SET PROBLEM
Extract each line of the data and write it out again exactly.

SOURCE EXCERPT
═══

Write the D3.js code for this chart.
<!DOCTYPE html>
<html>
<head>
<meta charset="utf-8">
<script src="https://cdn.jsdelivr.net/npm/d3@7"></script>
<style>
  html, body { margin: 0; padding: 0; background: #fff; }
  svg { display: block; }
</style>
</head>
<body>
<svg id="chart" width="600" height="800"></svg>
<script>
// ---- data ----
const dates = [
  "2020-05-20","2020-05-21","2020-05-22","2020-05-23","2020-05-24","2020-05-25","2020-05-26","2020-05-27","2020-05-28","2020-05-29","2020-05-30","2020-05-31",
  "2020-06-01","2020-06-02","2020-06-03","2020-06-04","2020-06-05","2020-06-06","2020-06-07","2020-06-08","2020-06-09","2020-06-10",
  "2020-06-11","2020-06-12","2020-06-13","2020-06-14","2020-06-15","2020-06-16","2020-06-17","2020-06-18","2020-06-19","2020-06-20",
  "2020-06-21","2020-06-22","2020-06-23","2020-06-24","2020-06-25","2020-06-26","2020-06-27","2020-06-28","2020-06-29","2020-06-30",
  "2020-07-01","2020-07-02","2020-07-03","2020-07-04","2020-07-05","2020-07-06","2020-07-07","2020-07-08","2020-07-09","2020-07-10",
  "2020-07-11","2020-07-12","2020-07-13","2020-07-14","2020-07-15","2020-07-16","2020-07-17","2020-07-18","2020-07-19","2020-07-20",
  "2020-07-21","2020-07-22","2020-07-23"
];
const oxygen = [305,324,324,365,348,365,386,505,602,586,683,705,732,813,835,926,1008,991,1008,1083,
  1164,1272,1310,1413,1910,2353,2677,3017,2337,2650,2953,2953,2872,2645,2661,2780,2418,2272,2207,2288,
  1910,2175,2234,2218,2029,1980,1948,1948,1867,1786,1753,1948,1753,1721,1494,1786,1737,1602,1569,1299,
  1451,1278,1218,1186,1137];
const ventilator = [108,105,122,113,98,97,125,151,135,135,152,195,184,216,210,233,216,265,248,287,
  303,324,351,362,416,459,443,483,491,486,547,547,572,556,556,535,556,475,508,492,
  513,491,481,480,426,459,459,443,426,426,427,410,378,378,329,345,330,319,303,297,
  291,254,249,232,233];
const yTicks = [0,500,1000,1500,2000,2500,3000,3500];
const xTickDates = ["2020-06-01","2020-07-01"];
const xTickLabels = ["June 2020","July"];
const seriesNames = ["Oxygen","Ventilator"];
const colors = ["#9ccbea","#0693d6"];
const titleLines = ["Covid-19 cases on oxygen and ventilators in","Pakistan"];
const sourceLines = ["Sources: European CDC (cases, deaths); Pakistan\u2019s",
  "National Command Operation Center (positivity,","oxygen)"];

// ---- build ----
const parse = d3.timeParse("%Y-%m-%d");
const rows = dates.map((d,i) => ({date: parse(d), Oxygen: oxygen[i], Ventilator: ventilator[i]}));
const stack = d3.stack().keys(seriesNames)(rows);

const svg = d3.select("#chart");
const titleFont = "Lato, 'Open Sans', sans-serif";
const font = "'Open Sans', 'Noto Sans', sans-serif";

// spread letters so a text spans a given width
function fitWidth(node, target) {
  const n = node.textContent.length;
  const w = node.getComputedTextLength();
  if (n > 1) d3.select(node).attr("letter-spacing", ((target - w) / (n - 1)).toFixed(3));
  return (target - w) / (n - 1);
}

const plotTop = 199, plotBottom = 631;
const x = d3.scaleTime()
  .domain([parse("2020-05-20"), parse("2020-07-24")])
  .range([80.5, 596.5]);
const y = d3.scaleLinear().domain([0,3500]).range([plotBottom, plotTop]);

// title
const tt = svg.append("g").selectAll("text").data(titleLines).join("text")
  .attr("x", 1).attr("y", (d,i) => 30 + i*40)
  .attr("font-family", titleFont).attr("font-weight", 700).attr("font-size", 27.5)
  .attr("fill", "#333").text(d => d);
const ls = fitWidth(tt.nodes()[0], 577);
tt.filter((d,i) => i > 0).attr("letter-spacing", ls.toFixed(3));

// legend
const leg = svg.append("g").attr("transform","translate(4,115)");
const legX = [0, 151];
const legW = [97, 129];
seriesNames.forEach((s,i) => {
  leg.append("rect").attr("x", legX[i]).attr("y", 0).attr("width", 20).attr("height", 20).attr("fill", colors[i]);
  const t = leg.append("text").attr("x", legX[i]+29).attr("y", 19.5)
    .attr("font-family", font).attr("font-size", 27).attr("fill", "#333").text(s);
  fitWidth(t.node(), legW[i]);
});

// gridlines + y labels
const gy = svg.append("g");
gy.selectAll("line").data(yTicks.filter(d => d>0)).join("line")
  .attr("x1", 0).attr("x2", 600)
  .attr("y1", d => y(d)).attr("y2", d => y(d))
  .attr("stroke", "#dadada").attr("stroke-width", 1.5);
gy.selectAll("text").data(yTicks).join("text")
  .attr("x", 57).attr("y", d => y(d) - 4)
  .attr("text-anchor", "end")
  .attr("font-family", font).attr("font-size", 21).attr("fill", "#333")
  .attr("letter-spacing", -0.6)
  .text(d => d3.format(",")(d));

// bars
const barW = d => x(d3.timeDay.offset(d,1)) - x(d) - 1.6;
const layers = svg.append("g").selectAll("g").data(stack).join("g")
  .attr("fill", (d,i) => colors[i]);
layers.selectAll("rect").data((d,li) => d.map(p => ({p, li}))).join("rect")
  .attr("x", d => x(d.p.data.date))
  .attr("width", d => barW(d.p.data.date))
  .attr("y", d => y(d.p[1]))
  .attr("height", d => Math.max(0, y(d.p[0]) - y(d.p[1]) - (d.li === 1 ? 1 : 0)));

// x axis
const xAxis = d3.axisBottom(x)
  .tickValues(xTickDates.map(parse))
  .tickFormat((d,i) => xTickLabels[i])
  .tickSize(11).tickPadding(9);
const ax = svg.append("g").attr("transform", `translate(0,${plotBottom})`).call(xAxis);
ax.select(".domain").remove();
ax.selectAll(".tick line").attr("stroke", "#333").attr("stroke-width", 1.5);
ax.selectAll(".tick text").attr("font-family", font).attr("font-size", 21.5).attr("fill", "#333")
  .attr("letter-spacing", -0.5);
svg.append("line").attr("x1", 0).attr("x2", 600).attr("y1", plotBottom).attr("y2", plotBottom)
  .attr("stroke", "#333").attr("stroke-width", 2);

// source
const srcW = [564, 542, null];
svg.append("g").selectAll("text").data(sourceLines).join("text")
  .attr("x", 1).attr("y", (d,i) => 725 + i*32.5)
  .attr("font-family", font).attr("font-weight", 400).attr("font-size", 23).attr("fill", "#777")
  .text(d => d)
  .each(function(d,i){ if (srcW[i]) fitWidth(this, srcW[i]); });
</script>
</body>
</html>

═══

CORRECT OUTPUT
Write the D3.js code for this chart.
<!DOCTYPE html>
<html>
<head>
<meta charset="utf-8">
<script src="https://cdn.jsdelivr.net/npm/d3@7"></script>
<style>
  html, body { margin: 0; padding: 0; background: #fff; }
  svg { display: block; }
</style>
</head>
<body>
<svg id="chart" width="600" height="800"></svg>
<script>
// ---- data ----
const dates = [
  "2020-05-20","2020-05-21","2020-05-22","2020-05-23","2020-05-24","2020-05-25","2020-05-26","2020-05-27","2020-05-28","2020-05-29","2020-05-30","2020-05-31",
  "2020-06-01","2020-06-02","2020-06-03","2020-06-04","2020-06-05","2020-06-06","2020-06-07","2020-06-08","2020-06-09","2020-06-10",
  "2020-06-11","2020-06-12","2020-06-13","2020-06-14","2020-06-15","2020-06-16","2020-06-17","2020-06-18","2020-06-19","2020-06-20",
  "2020-06-21","2020-06-22","2020-06-23","2020-06-24","2020-06-25","2020-06-26","2020-06-27","2020-06-28","2020-06-29","2020-06-30",
  "2020-07-01","2020-07-02","2020-07-03","2020-07-04","2020-07-05","2020-07-06","2020-07-07","2020-07-08","2020-07-09","2020-07-10",
  "2020-07-11","2020-07-12","2020-07-13","2020-07-14","2020-07-15","2020-07-16","2020-07-17","2020-07-18","2020-07-19","2020-07-20",
  "2020-07-21","2020-07-22","2020-07-23"
];
const oxygen = [305,324,324,365,348,365,386,505,602,586,683,705,732,813,835,926,1008,991,1008,1083,
  1164,1272,1310,1413,1910,2353,2677,3017,2337,2650,2953,2953,2872,2645,2661,2780,2418,2272,2207,2288,
  1910,2175,2234,2218,2029,1980,1948,1948,1867,1786,1753,1948,1753,1721,1494,1786,1737,1602,1569,1299,
  1451,1278,1218,1186,1137];
const ventilator = [108,105,122,113,98,97,125,151,135,135,152,195,184,216,210,233,216,265,248,287,
  303,324,351,362,416,459,443,483,491,486,547,547,572,556,556,535,556,475,508,492,
  513,491,481,480,426,459,459,443,426,426,427,410,378,378,329,345,330,319,303,297,
  291,254,249,232,233];
const yTicks = [0,500,1000,1500,2000,2500,3000,3500];
const xTickDates = ["2020-06-01","2020-07-01"];
const xTickLabels = ["June 2020","July"];
const seriesNames = ["Oxygen","Ventilator"];
const colors = ["#9ccbea","#0693d6"];
const titleLines = ["Covid-19 cases on oxygen and ventilators in","Pakistan"];
const sourceLines = ["Sources: European CDC (cases, deaths); Pakistan\u2019s",
  "National Command Operation Center (positivity,","oxygen)"];

// ---- build ----
const parse = d3.timeParse("%Y-%m-%d");
const rows = dates.map((d,i) => ({date: parse(d), Oxygen: oxygen[i], Ventilator: ventilator[i]}));
const stack = d3.stack().keys(seriesNames)(rows);

const svg = d3.select("#chart");
const titleFont = "Lato, 'Open Sans', sans-serif";
const font = "'Open Sans', 'Noto Sans', sans-serif";

// spread letters so a text spans a given width
function fitWidth(node, target) {
  const n = node.textContent.length;
  const w = node.getComputedTextLength();
  if (n > 1) d3.select(node).attr("letter-spacing", ((target - w) / (n - 1)).toFixed(3));
  return (target - w) / (n - 1);
}

const plotTop = 199, plotBottom = 631;
const x = d3.scaleTime()
  .domain([parse("2020-05-20"), parse("2020-07-24")])
  .range([80.5, 596.5]);
const y = d3.scaleLinear().domain([0,3500]).range([plotBottom, plotTop]);

// title
const tt = svg.append("g").selectAll("text").data(titleLines).join("text")
  .attr("x", 1).attr("y", (d,i) => 30 + i*40)
  .attr("font-family", titleFont).attr("font-weight", 700).attr("font-size", 27.5)
  .attr("fill", "#333").text(d => d);
const ls = fitWidth(tt.nodes()[0], 577);
tt.filter((d,i) => i > 0).attr("letter-spacing", ls.toFixed(3));

// legend
const leg = svg.append("g").attr("transform","translate(4,115)");
const legX = [0, 151];
const legW = [97, 129];
seriesNames.forEach((s,i) => {
  leg.append("rect").attr("x", legX[i]).attr("y", 0).attr("width", 20).attr("height", 20).attr("fill", colors[i]);
  const t = leg.append("text").attr("x", legX[i]+29).attr("y", 19.5)
    .attr("font-family", font).attr("font-size", 27).attr("fill", "#333").text(s);
  fitWidth(t.node(), legW[i]);
});

// gridlines + y labels
const gy = svg.append("g");
gy.selectAll("line").data(yTicks.filter(d => d>0)).join("line")
  .attr("x1", 0).attr("x2", 600)
  .attr("y1", d => y(d)).attr("y2", d => y(d))
  .attr("stroke", "#dadada").attr("stroke-width", 1.5);
gy.selectAll("text").data(yTicks).join("text")
  .attr("x", 57).attr("y", d => y(d) - 4)
  .attr("text-anchor", "end")
  .attr("font-family", font).attr("font-size", 21).attr("fill", "#333")
  .attr("letter-spacing", -0.6)
  .text(d => d3.format(",")(d));

// bars
const barW = d => x(d3.timeDay.offset(d,1)) - x(d) - 1.6;
const layers = svg.append("g").selectAll("g").data(stack).join("g")
  .attr("fill", (d,i) => colors[i]);
layers.selectAll("rect").data((d,li) => d.map(p => ({p, li}))).join("rect")
  .attr("x", d => x(d.p.data.date))
  .attr("width", d => barW(d.p.data.date))
  .attr("y", d => y(d.p[1]))
  .attr("height", d => Math.max(0, y(d.p[0]) - y(d.p[1]) - (d.li === 1 ? 1 : 0)));

// x axis
const xAxis = d3.axisBottom(x)
  .tickValues(xTickDates.map(parse))
  .tickFormat((d,i) => xTickLabels[i])
  .tickSize(11).tickPadding(9);
const ax = svg.append("g").attr("transform", `translate(0,${plotBottom})`).call(xAxis);
ax.select(".domain").remove();
ax.selectAll(".tick line").attr("stroke", "#333").attr("stroke-width", 1.5);
ax.selectAll(".tick text").attr("font-family", font).attr("font-size", 21.5).attr("fill", "#333")
  .attr("letter-spacing", -0.5);
svg.append("line").attr("x1", 0).attr("x2", 600).attr("y1", plotBottom).attr("y2", plotBottom)
  .attr("stroke", "#333").attr("stroke-width", 2);

// source
const srcW = [564, 542, null];
svg.append("g").selectAll("text").data(sourceLines).join("text")
  .attr("x", 1).attr("y", (d,i) => 725 + i*32.5)
  .attr("font-family", font).attr("font-weight", 400).attr("font-size", 23).attr("fill", "#777")
  .text(d => d)
  .each(function(d,i){ if (srcW[i]) fitWidth(this, srcW[i]); });
</script>
</body>
</html>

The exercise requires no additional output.